Não era sem choro e ranger de dentes que acordávamos cedo aos domingos para irmos à Escola Dominical. Nosso pai, um ex-alcoólatra que, por achar o vício invencível, tentara o suicídio como forma de aliviar os sofrimentos da família, havia se convertido pela pregação evangélica. Naqueles tempos, sabia-se do que se tratava quando se falava em “conversão”. A vida do meu pai se trocou e revelou o verdadeiro homem que ele era.
Como por milagre – ou por milagre – enojou-se da bebida e a qualidade de vida mental da família tornou-se outra, a despeito de que nem todas as necessidades materiais puderam ser supridas imediatamente.
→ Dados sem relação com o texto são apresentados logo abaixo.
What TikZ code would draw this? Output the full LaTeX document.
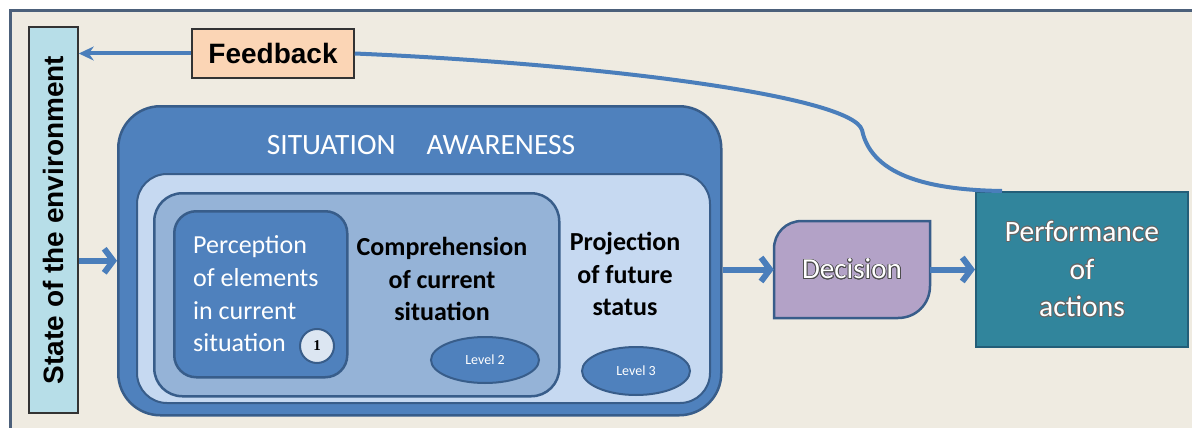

Para o pai, as coisas eram bem simples. Ele sabia em que acreditava, por que aquilo em que passou a crer, lhe arrancou do vício que lhe alienava o controle da personalidade e o fazia sofrer e machucar aos que mais amava. Essa era a verdade.
Então, nada mais justo do que buscar proporcionar aos filhos viverem essa verdade. Os mais velhos, entre a adolescência e a madurez, já não se deixavam dirigir, mas os mais novos precisaram sacrificar seus domingos matinais para aprenderem a Palavra de Deus. A alegria dos assovios despertadores e as coceguinhas no sovaco e nas costelas com que o velho procurava nos acordar, eram respondidas com muxoxos irritados de quem só tinha o domingo para acordar mais tarde e previa o enfado de uma aula bíblica. Bons tempos, aqueles! – lamentamos hoje.
A vida era feita de certezas. Pela transformação interior por que passara, sem haver nenhuma ação comissiva própria, o pai tinha a infalível receita para a felicidade humana, afastando qualquer possibilidade de erro: aceitar a verdade do Evangelho, pois a verdade é que liberta, o que ele mesmo testemunhara. Esta “verdade” convencionou-se escrever nos Evangelhos com a inicial maiúscula – Verdade – pois é incorporada – digamos singelamente assim – pelo próprio Deus único. “Verdade” que encarnou – agora literalmente – no Filho de Deus.
A partir da conversão do seu Quintino, toda sua cosmogonia, cosmovisão, seu código ético,– ainda que ele não tivesse consciência de que assim se chamavam –eram subsidiados pela fé em um só Deus, criador e mantenedor de todas as coisas, que criou a humanidade para o bem e não para o mal. E o mal é pecado. E que se peca mais interiormente do que externamente. E que Deus conhece os nossos pensamentos e sabe se são bons ou maus. Que a teatralização do bem não vale, antes é pecado. Que só o bem desejado no interior do homem é o que conta, ainda que – às vezes – não consigamos levá-lo a efeito. E que, no final, vamos necessariamente prestar contas de atos, palavras e pensamentos ao Criador.
Quando, em 1997, passaria por grave cirurgia toráxica a qual poderia não resistir, o pai se despediu de mim e, suspirando, orou: Pai, te entrego o meu espírito! Não foi dessa vez que foi recolhido pelo Criador, vivendo mais 13 anos, até os noventa. O fato ilustra o quanto a “verdade” era sólida para o pai. Entregou o espírito, arrependendo-se de possíveis pecadilhos que tenham ficado escondidinhos em algum escaninho da alma.
Os dias são maus; são tantas as verdades que vivemos que, não raro, são antagônicas. Tudo é líquido, tudo se conforma às maiorias – ou minorias. O que é sólido se derrete como gelo.
Talvez se diga de meu pai que era um crente fundamentalista. Mas ele sabia em que cria.
A verdade não é líquida. Nós é que estamos nos liquefazendo.